┏━━
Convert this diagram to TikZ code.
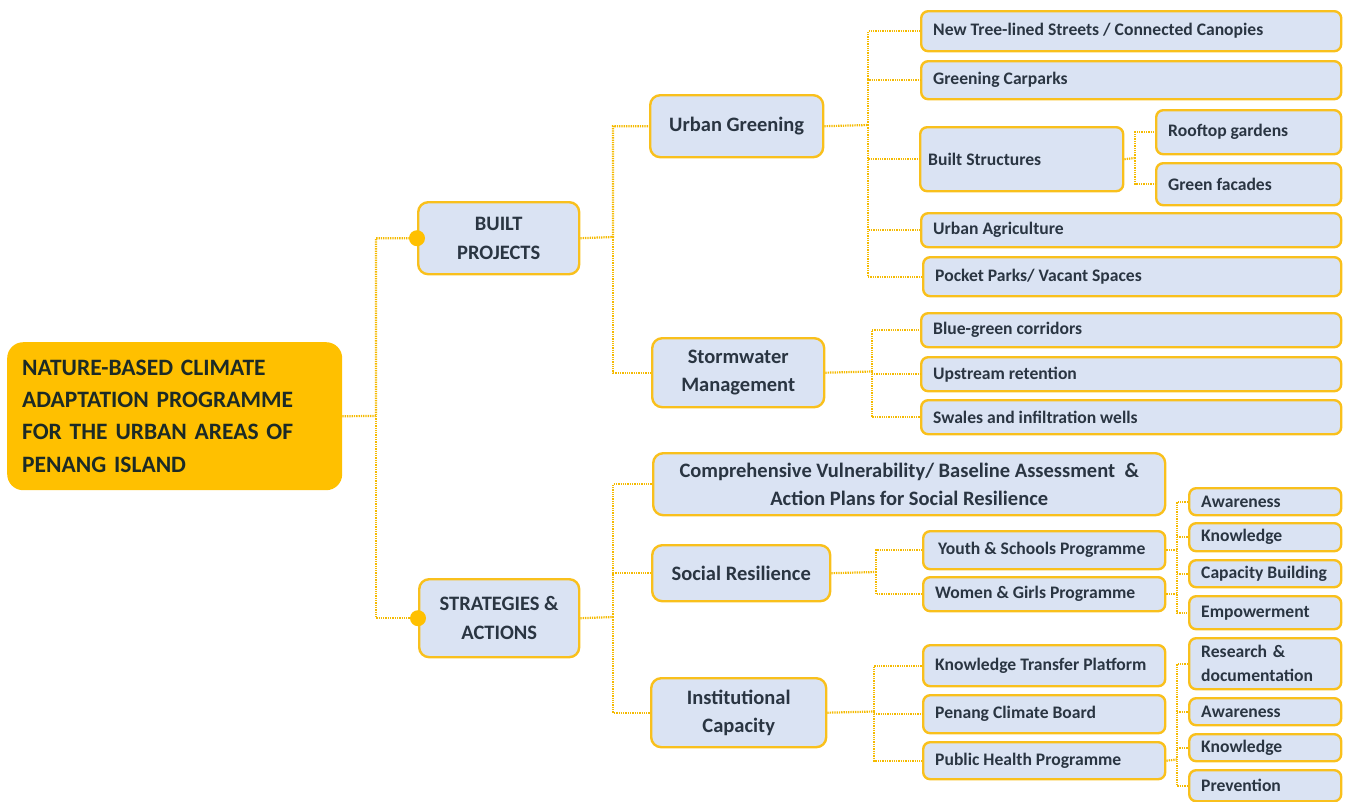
\documentclass[tikz,border=0pt]{standalone}
\usepackage{fontspec}
\setmainfont{Carlito}
\definecolor{gold}{HTML}{FFC000}
\definecolor{edge}{HTML}{F9C01C}
\definecolor{boxfill}{HTML}{DAE3F3}
\definecolor{ink}{HTML}{2A3542}
\definecolor{rootink}{HTML}{1C2A26}
\definecolor{wire}{HTML}{F5BA00}
% left-aligned label of fixed width (no line breaking)
\newcommand\lbox[2]{\makebox[#1][l]{#2}}

\begin{document}
\begin{tikzpicture}[x=1pt,y=-1pt,
  base/.style={draw=edge, line width=2.4pt, fill=boxfill, text=ink, inner sep=0pt, anchor=north west},
  hub/.style={base, rounded corners=10pt, align=center, font=\fontsize{20.5}{28.5}\selectfont\bfseries},
  leaf/.style={base, rounded corners=7pt, inner xsep=12pt, font=\fontsize{17.6}{24}\selectfont\bfseries},
  wh/.style 2 args={minimum width=#1pt, minimum height=#2pt},
  conn/.style={draw=wire, line width=2.2pt, dash pattern=on 1.3pt off 1pt},
  knob/.style={fill=gold}
]
\useasboundingbox (0,0) rectangle (1346,801);

% ---- root ----
\node[fill=gold, rounded corners=16pt, anchor=north west, wh={335}{148}, inner xsep=15pt, inner ysep=0pt,
      text=rootink, font=\fontsize{23.5}{32.3}\selectfont\bfseries, align=left, text width=305pt]
  (root) at (7,342) {NATURE-BASED CLIMATE\\ADAPTATION PROGRAMME\\FOR THE URBAN AREAS OF\\PENANG ISLAND};

% ---- first level ----
\node[hub, wh={161}{72}] (bp) at (417,201) {BUILT\\PROJECTS};
\node[hub, wh={160}{78}] (sa) at (418,578) {STRATEGIES \&\\ACTIONS};

% ---- second level ----
\node[hub, wh={173}{62}] (ug) at (649,94) {Urban Greening};
\node[hub, wh={172}{69}] (sw) at (651,337) {Stormwater\\Management};
\node[hub, wh={512}{62}] (comp) at (652,452) {Comprehensive Vulnerability/ Baseline Assessment\ \ \&\\Action Plans for Social Resilience};
\node[hub, wh={178}{56}] (sr) at (651,544) {Social Resilience};
\node[hub, wh={175}{69}] (ic) at (650,677) {Institutional\\Capacity};

% ---- urban greening items ----
\node[leaf, wh={420}{40}] (tree) at (920,10) {\lbox{396pt}{New Tree-lined Streets / Connected Canopies}};
\node[leaf, wh={420}{38}] (park) at (920,60) {\lbox{396pt}{Greening Carparks}};
\node[leaf, wh={203}{64}, inner xsep=8pt] (bs) at (919,126) {\lbox{187pt}{Built Structures}};
\node[leaf, wh={185}{44}] (roof) at (1155,109) {\lbox{161pt}{Rooftop gardens}};
\node[leaf, wh={185}{42}] (facade) at (1155,162) {\lbox{161pt}{Green facades}};
\node[leaf, wh={420}{34}] (agri) at (920,212) {\lbox{396pt}{Urban Agriculture}};
\node[leaf, wh={418}{39}] (pocket) at (922,256) {\lbox{394pt}{Pocket Parks/ Vacant Spaces}};

% ---- stormwater items ----
\node[leaf, wh={420}{34}] (blue) at (920,312) {\lbox{396pt}{Blue-green corridors}};
\node[leaf, wh={420}{34}] (up) at (920,356) {\lbox{396pt}{Upstream retention}};
\node[leaf, wh={420}{34}] (swale) at (920,399) {\lbox{396pt}{Swales and infiltration wells}};

% ---- social resilience items ----
\node[leaf, wh={242}{38}] (youth) at (922,530) {\lbox{218pt}{\,Youth \& Schools Programme}};
\node[leaf, wh={242}{34}] (women) at (922,576) {\lbox{218pt}{Women \& Girls Programme}};

% ---- institutional capacity items ----
\node[leaf, wh={242}{41}] (ktp) at (922,644) {\lbox{218pt}{Knowledge Transfer Platform}};
\node[leaf, wh={242}{38}] (pcb) at (922,694) {\lbox{218pt}{Penang Climate Board}};
\node[leaf, wh={242}{37}] (php) at (922,741) {\lbox{218pt}{Public Health Programme}};

% ---- outcomes ----
\node[leaf, wh={152}{27}] (aw1) at (1188,487) {\lbox{128pt}{Awareness}};
\node[leaf, wh={152}{28}] (kn1) at (1188,522) {\lbox{128pt}{Knowledge}};
\node[leaf, wh={152}{27}] (cap) at (1188,559) {\lbox{128pt}{Capacity Building}};
\node[leaf, wh={152}{33}] (emp) at (1188,595) {\lbox{128pt}{Empowerment}};
\node[leaf, wh={152}{51}, text width=128pt, align=left] (res) at (1188,637) {Research \&\\documentation};
\node[leaf, wh={152}{27}] (aw2) at (1188,697) {\lbox{128pt}{Awareness}};
\node[leaf, wh={152}{27}] (kn2) at (1188,733) {\lbox{128pt}{Knowledge}};
\node[leaf, wh={152}{31}] (prev) at (1188,769) {\lbox{128pt}{Prevention}};

% ---- junction points ----
\coordinate (j0) at (376,416);
\coordinate (j1) at (613,237);
\coordinate (j2) at (868,125);
\coordinate (j3) at (1135,158);
\coordinate (j4) at (872,371.5);
\coordinate (j5) at (613,617);
\coordinate (j6) at (876,572);
\coordinate (j7) at (874,711.5);
\coordinate (j8) at (1177,549);
\coordinate (j9) at (1177,759.5);

% ---- connectors ----
\draw[conn] (root.east) -- (j0) |- (bp.west);
\draw[conn] (j0) |- (sa.west);

\draw[conn] (bp.east) -- (j1) |- (ug.west);
\draw[conn] (j1) |- (sw.west);

\draw[conn] (ug.east) -- (j2);
\foreach \n in {tree,park,bs,agri,pocket} \draw[conn] (j2) |- (\n.west);
\draw[conn] (bs.east) -- (j3);
\foreach \n in {roof,facade} \draw[conn] (j3) |- (\n.west);

\draw[conn] (sw.east) -- (j4);
\foreach \n in {blue,up,swale} \draw[conn] (j4) |- (\n.west);

\draw[conn] (sa.east) -- (j5);
\foreach \n in {comp,sr,ic} \draw[conn] (j5) |- (\n.west);

\draw[conn] (sr.east) -- (j6);
\foreach \n in {youth,women} \draw[conn] (j6) |- (\n.west);

\draw[conn] (ic.east) -- (j7);
\foreach \n in {ktp,pcb,php} \draw[conn] (j7) |- (\n.west);

\draw[conn] (youth.east) -- (youth.east -| j8);
\draw[conn] (women.east) -- (women.east -| j8);
\draw[conn] (aw1.west) -| (j8 |- emp.west) -- (emp.west);
\foreach \n in {kn1,cap} \draw[conn] (j8 |- \n.west) -- (\n.west);

\draw[conn] (php.east) -- (j9);
\draw[conn] (res.west) -| (j9 |- prev.west) -- (prev.west);
\foreach \n in {aw2,kn2} \draw[conn] (j9 |- \n.west) -- (\n.west);

% ---- attachment knobs ----
\fill[knob] (bp.west) circle (8pt);
\fill[knob] (sa.west) circle (8pt);
\end{tikzpicture}
\end{document}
┗━━
Work to do → Write out nothing but the lines from the start of the data through the line with "(root) at (7,342)". Leave out the pictures.

Solution to the exercise →
Convert this diagram to TikZ code.
\documentclass[tikz,border=0pt]{standalone}
\usepackage{fontspec}
\setmainfont{Carlito}
\definecolor{gold}{HTML}{FFC000}
\definecolor{edge}{HTML}{F9C01C}
\definecolor{boxfill}{HTML}{DAE3F3}
\definecolor{ink}{HTML}{2A3542}
\definecolor{rootink}{HTML}{1C2A26}
\definecolor{wire}{HTML}{F5BA00}
% left-aligned label of fixed width (no line breaking)
\newcommand\lbox[2]{\makebox[#1][l]{#2}}

\begin{document}
\begin{tikzpicture}[x=1pt,y=-1pt,
  base/.style={draw=edge, line width=2.4pt, fill=boxfill, text=ink, inner sep=0pt, anchor=north west},
  hub/.style={base, rounded corners=10pt, align=center, font=\fontsize{20.5}{28.5}\selectfont\bfseries},
  leaf/.style={base, rounded corners=7pt, inner xsep=12pt, font=\fontsize{17.6}{24}\selectfont\bfseries},
  wh/.style 2 args={minimum width=#1pt, minimum height=#2pt},
  conn/.style={draw=wire, line width=2.2pt, dash pattern=on 1.3pt off 1pt},
  knob/.style={fill=gold}
]
\useasboundingbox (0,0) rectangle (1346,801);

% ---- root ----
\node[fill=gold, rounded corners=16pt, anchor=north west, wh={335}{148}, inner xsep=15pt, inner ysep=0pt,
      text=rootink, font=\fontsize{23.5}{32.3}\selectfont\bfseries, align=left, text width=305pt]
  (root) at (7,342) {NATURE-BASED CLIMATE\\ADAPTATION PROGRAMME\\FOR THE URBAN AREAS OF\\PENANG ISLAND};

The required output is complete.